Stated exercise. In the entries below, print exactly the lines from the first through the one with "W, H = 627, 427", both included, and none of the pictures.

----

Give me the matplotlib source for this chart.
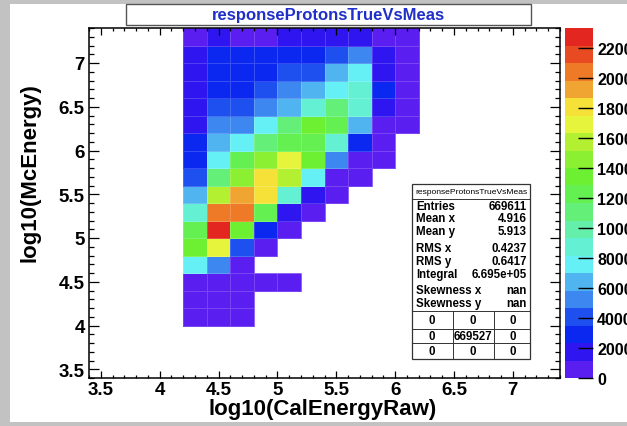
import numpy as np
import matplotlib
matplotlib.use('agg')
import matplotlib.pyplot as plt
from matplotlib.colors import ListedColormap, BoundaryNorm
from matplotlib.patches import Rectangle
from matplotlib.lines import Line2D
from matplotlib.ticker import MultipleLocator, FuncFormatter

plt.rcParams['font.family'] = ['Liberation Sans', 'DejaVu Sans']
plt.rcParams['font.weight'] = 'bold'

W, H = 627, 427

# bin edges of the filled part of the histogram
x_edges = [4.2, 4.4, 4.6, 4.8, 5.0, 5.2, 5.4, 5.6, 5.8, 6.0, 6.2]
y_edges = [4.0, 4.2, 4.4, 4.6, 4.8, 5.0, 5.2, 5.4, 5.6, 5.8, 6.0, 6.2,
           6.4, 6.6, 6.8, 7.0, 7.2, 7.4]

# counts per bin, rows from y=4.0 upwards, 0 = empty
counts = [
    [600, 600, 600, 0, 0, 0, 0, 0, 0, 0],
    [600, 600, 600, 0, 0, 0, 0, 0, 0, 0],
    [600, 600, 600, 600, 600, 0, 0, 0, 0, 0],
    [7600, 5250, 600, 0, 0, 0, 0, 0, 0, 0],
    [13400, 16900, 4100, 900, 0, 0, 0, 0, 0, 0],
    [12200, 23300, 13400, 2900, 900, 0, 0, 0, 0, 0],
    [9300, 20400, 20400, 12200, 1750, 800, 0, 0, 0, 0],
    [6400, 15700, 19200, 18000, 9300, 1750, 800, 0, 0, 0],
    [4100, 11100, 14500, 18000, 15700, 7600, 1000, 1000, 0, 0],
    [2900, 7600, 12200, 14500, 16900, 13400, 5250, 1000, 1000, 0],
    [2900, 6400, 7600, 10500, 12800, 12800, 9300, 2900, 700, 0],
    [1750, 5250, 5250, 7600, 10500, 13400, 12200, 6400, 600, 600],
    [1750, 4100, 4100, 5250, 6400, 9300, 10500, 9300, 1750, 600],
    [1750, 2900, 2900, 4100, 5250, 6400, 7600, 9300, 2900, 600],
    [1750, 2900, 2900, 3000, 4100, 4100, 6400, 7600, 1750, 600],
    [1750, 2900, 2900, 2900, 2900, 2900, 4100, 5250, 1750, 600],
    [600, 1750, 600, 600, 1750, 1750, 1750, 1750, 600, 600],
]
z_max = 23300

title = 'responseProtonsTrueVsMeas'
xlabel = 'log10(CalEnergyRaw)'
ylabel = 'log10(McEnergy)'
cbar_ticks = [0, 2000, 4000, 6000, 8000, 10000, 12000, 14000, 16000,
              18000, 20000, 22000]

stat_names = ['Entries', 'Mean x', 'Mean y', 'RMS x', 'RMS y', 'Integral',
              'Skewness x', 'Skewness y']
stat_values = ['669611', '4.916', '5.913', '0.4237', '0.6417', '6.695e+05',
               'nan', 'nan']
overflow = [['0', '0', '0'], ['0', '669527', '0'], ['0', '0', '0']]

# ROOT style palette, 20 contour levels
palette = ['#5a1ef0', '#2f16f0', '#0a28f0', '#1e50f0', '#3c87f0', '#50b4f0',
           '#64f0f5', '#64f0d2', '#64f0aa', '#64f078', '#64f050', '#6ef032',
           '#8cf032', '#b4f032', '#e6f53c', '#f5e137', '#f0a532', '#ee7a28',
           '#e84a22', '#e3261f']
cmap = ListedColormap(palette)
norm = BoundaryNorm(np.linspace(0, z_max, len(palette) + 1), cmap.N)


def fx(px):
    return px / W


def fy(py):
    return 1 - py / H


fig = plt.figure(figsize=(W / 100, H / 100), dpi=100, facecolor='#c2c2c2')
fig.patches.append(Rectangle((fx(10), fy(423)), fx(627) - fx(10), fy(5) - fy(423),
                             transform=fig.transFigure, facecolor='white',
                             edgecolor='none', zorder=-5))

ax = fig.add_axes([fx(89), fy(379), fx(560) - fx(89), fy(29) - fy(379)])
z = np.ma.masked_equal(np.array(counts, dtype=float), 0)
mesh = ax.pcolormesh(x_edges, y_edges, z, cmap=cmap, norm=norm,
                     edgecolors=(1, 1, 1, 0.18), linewidth=0.4)
ax.set_xlim(3.4, 7.4)
ax.set_ylim(3.4, 7.4)
fmt = FuncFormatter(lambda v, p: '%g' % v)
for axis in (ax.xaxis, ax.yaxis):
    axis.set_major_locator(MultipleLocator(0.5))
    axis.set_minor_locator(MultipleLocator(0.1))
    axis.set_major_formatter(fmt)
ax.tick_params(which='both', direction='in', top=True, right=True, width=0.9)
ax.tick_params(axis='x', which='major', length=5, labelsize=13.5, pad=2)
ax.tick_params(axis='x', which='minor', length=2.5)
ax.tick_params(axis='y', which='major', length=7.5, labelsize=13.5, pad=3)
ax.tick_params(axis='y', which='minor', length=3.7)
for s in ax.spines.values():
    s.set_linewidth(1.1)

fig.text(fx(323), fy(410), xlabel, ha='center', va='center', fontsize=16)
fig.text(fx(30), fy(173), ylabel, ha='center', va='center', fontsize=16,
         rotation=90)

# title box
fig.patches.append(Rectangle((fx(126), fy(26)), fx(531) - fx(126), fy(5) - fy(26),
                             transform=fig.transFigure, facecolor='white',
                             edgecolor='#555555', linewidth=1))
fig.text(fx(328), fy(15.5), title, ha='center', va='center', fontsize=12,
         color='#1f2fc8')

# colour scale (labels run off the right edge as in the original)
cax = fig.add_axes([fx(565), fy(379), fx(593) - fx(565), fy(29) - fy(379)])
cb = fig.colorbar(mesh, cax=cax, ticks=cbar_ticks)
cb.outline.set_visible(False)
cax.tick_params(direction='in', length=11, width=1, labelsize=11.5, pad=3)
cax.minorticks_off()

# stats box
fig.patches.append(Rectangle((fx(412), fy(360)), fx(530) - fx(412), fy(185) - fy(360),
                             transform=fig.transFigure, facecolor='white',
                             edgecolor='#333333', linewidth=0.9, zorder=5))


def hline(py, x0=412, x1=530):
    fig.add_artist(Line2D([fx(x0), fx(x1)], [fy(py), fy(py)], color='#333333',
                          linewidth=0.7, zorder=6))


def vline(px, y0, y1):
    fig.add_artist(Line2D([fx(px), fx(px)], [fy(y0), fy(y1)], color='#333333',
                          linewidth=0.7, zorder=6))


fig.text(fx(471), fy(192.5), title, ha='center', va='center', fontsize=6.1,
         fontweight='normal', zorder=7)
hline(200)
stat_y = [207, 219, 232, 249, 262, 275, 291, 304]
for name, val, py in zip(stat_names, stat_values, stat_y):
    fig.text(fx(416), fy(py), name, ha='left', va='center', fontsize=8.3, zorder=7)
    fig.text(fx(527), fy(py), val, ha='right', va='center', fontsize=8.3, zorder=7)
hline(312)
hline(330)
hline(344)
vline(453, 312, 360)
vline(494, 312, 360)
row_y = [321, 337, 352]
col_x = [432, 473, 513]
for row, py in zip(overflow, row_y):
    for cell, px in zip(row, col_x):
        fig.text(fx(px), fy(py), cell, ha='center', va='center', fontsize=8.3,
                 zorder=7)

fig.savefig('out.png', dpi=100, facecolor=fig.get_facecolor())
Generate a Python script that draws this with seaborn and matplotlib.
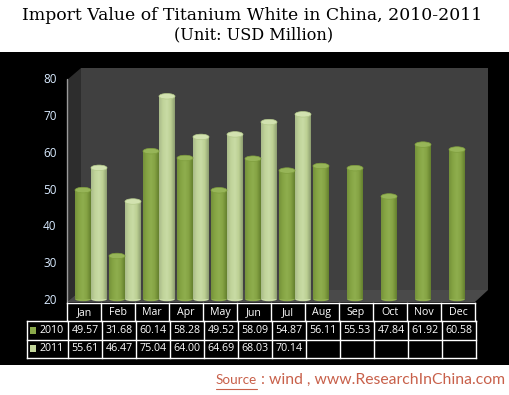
# Import value of titanium white, 3D style cylinder columns with a data table below
import numpy as np
import pandas as pd
import matplotlib
matplotlib.use("Agg")
import matplotlib.pyplot as plt
from matplotlib.colors import LinearSegmentedColormap
from matplotlib.patches import Ellipse, Polygon, Rectangle
import seaborn as sns

months = ["Jan", "Feb", "Mar", "Apr", "May", "Jun", "Jul", "Aug", "Sep", "Oct", "Nov", "Dec"]
values_2010 = [49.57, 31.68, 60.14, 58.28, 49.52, 58.09, 54.87, 56.11, 55.53, 47.84, 61.92, 60.58]
values_2011 = [55.61, 46.47, 75.04, 64.00, 64.69, 68.03, 70.14, None, None, None, None, None]
years = ["2010", "2011"]
y_ticks = [20, 30, 40, 50, 60, 70, 80]

title_lines = ["Import Value of Titanium White in China, 2010-2011", "(Unit: USD Million)"]

W, H = 510, 395
sns.set_theme(style="white")
plt.rcParams["font.family"] = ["Open Sans", "DejaVu Sans"]

df = pd.DataFrame({
    "month": months * 2,
    "year": ["2010"] * 12 + ["2011"] * 12,
    "value": pd.to_numeric(pd.Series(values_2010 + values_2011), errors="coerce"),
})

fig = plt.figure(figsize=(W / 100, H / 100), dpi=100, facecolor="white")

# background layer in pixel coordinates
bg = fig.add_axes([0, 0, 1, 1])
bg.set_xlim(0, W)
bg.set_ylim(H, 0)
bg.axis("off")
bg.add_patch(Rectangle((0, 52), W, 313, color="black", lw=0))
bg.add_patch(Polygon([(81, 68), (488, 68), (488, 290), (81, 290)], color="#404040", lw=0))
bg.add_patch(Polygon([(67, 80), (81, 68), (81, 290), (67, 302)], color="#2d2d2d", lw=0))
bg.add_patch(Polygon([(67, 302), (475, 302), (488, 290), (81, 290)], color="#4a4a4a", lw=0))
bg.plot([67, 67], [79, 302], color="#9a9a9a", lw=1)

# columns
ax = fig.add_axes([74 / W, 1 - 299 / H, 408 / W, 221 / H])
ax.patch.set_alpha(0)
sns.barplot(data=df, x="month", y="value", hue="year", order=months, hue_order=years,
            palette=["#86a544", "#c3d69b"], width=0.94, gap=0, legend=False, ax=ax)
ax.set_ylim(20, 80)
ax.set_xlim(-0.5, 11.5)
xlim = ax.get_xlim()

green = LinearSegmentedColormap.from_list("g", ["#75923a", "#86a544", "#8fae4e", "#84a243", "#64802f"])
light = LinearSegmentedColormap.from_list("l", ["#a9bb8a", "#c1d49a", "#c9dba5", "#bccf93", "#8d9e70"])
caps = [("#7f9e3e", "#97b558"), ("#b4c98b", "#d2e2b0")]
grad = np.linspace(0, 1, 64).reshape(1, -1)
for cont, cmap, (cap_edge, cap_face) in zip(ax.containers, [green, light], caps):
    for bar in cont:
        h = bar.get_height()
        if np.isnan(h):
            continue
        x0, w = bar.get_x(), bar.get_width()
        bar.set_alpha(0)
        ax.imshow(grad, extent=(x0, x0 + w, 20, h), aspect="auto", cmap=cmap, zorder=3)
        ax.add_patch(Ellipse((x0 + w / 2, h), w, 1.5, facecolor=cap_face, edgecolor=cap_edge, lw=0.5, zorder=4))
        ax.add_patch(Ellipse((x0 + w / 2, 20), w, 1.2, facecolor=cmap(0.5), lw=0, zorder=2, clip_on=False))
ax.set_xlim(xlim)
ax.set_ylim(20, 80)

ax.set_xlabel("")
ax.set_ylabel("")
ax.set_xticks([])
ax.set_yticks(y_ticks)
ax.tick_params(axis="y", length=0, pad=12.5, labelsize=8.5, labelcolor="#d8eaff")
sns.despine(ax=ax, left=True, bottom=True)

# data table
tbl_font = dict(color="white", fontsize=7.7, ha="center", va="center")
head_x = [67 + 34 * i for i in range(13)]
data_x = [68 + 34 * i for i in range(13)]
row_y = [303, 321, 339.5, 357.5]
line = dict(color="white", lw=1, solid_capstyle="projecting")
bg.plot([67, 475], [303, 303], **line)
for x in head_x:
    bg.plot([x, x], [303, 321], **line)
for m, x in zip(months, head_x):
    bg.text(x + 17, 312.5, m, **tbl_font)
for y in row_y[1:]:
    bg.plot([27, 476], [y, y], **line)
for x in [27] + data_x:
    bg.plot([x, x], [321, 357.5], **line)
for r, (year, vals) in enumerate(zip(years, [values_2010, values_2011])):
    cy = (row_y[r + 1] + row_y[r + 2]) / 2
    bg.text(52, cy, year, **tbl_font)
    bg.add_patch(Rectangle((30.5, cy - 3.5), 6, 7, color=["#8aa94a", "#c3d69b"][r], lw=0))
    for v, x in zip(vals, data_x):
        if v is not None:
            bg.text(x + 17, cy, f"{v:.2f}", **tbl_font)

# title and source
bg.text(252, 15, title_lines[0], family="DejaVu Serif", fontsize=12.45, color="black", ha="center", va="center")
bg.text(254, 35, title_lines[1], family="DejaVu Serif", fontsize=11.6, color="black", ha="center", va="center")
src = "#c8604a"
bg.text(216, 380, "Source", family="Lato", fontsize=9.7, color=src, ha="left", va="center")
bg.plot([216, 257], [388.5, 388.5], color=src, lw=0.8)
bg.text(505, 380, ": wind , www.ResearchInChina.com", family="Lato", fontsize=11.3, color=src, ha="right", va="center")

fig.savefig("out.png", dpi=100)
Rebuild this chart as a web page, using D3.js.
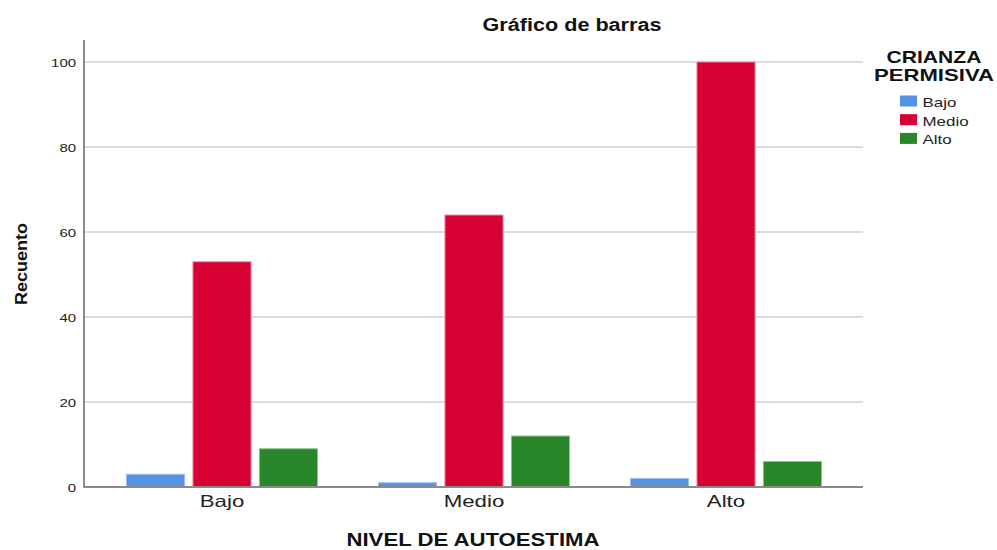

----

Answer to this task.
Give me the matplotlib source for this chart.
import numpy as np
import matplotlib
matplotlib.use('agg')
import matplotlib.pyplot as plt
from matplotlib.colors import ListedColormap, BoundaryNorm
from matplotlib.patches import Rectangle
from matplotlib.lines import Line2D
from matplotlib.ticker import MultipleLocator, FuncFormatter

plt.rcParams['font.family'] = ['Liberation Sans', 'DejaVu Sans']
plt.rcParams['font.weight'] = 'bold'

W, H = 627, 427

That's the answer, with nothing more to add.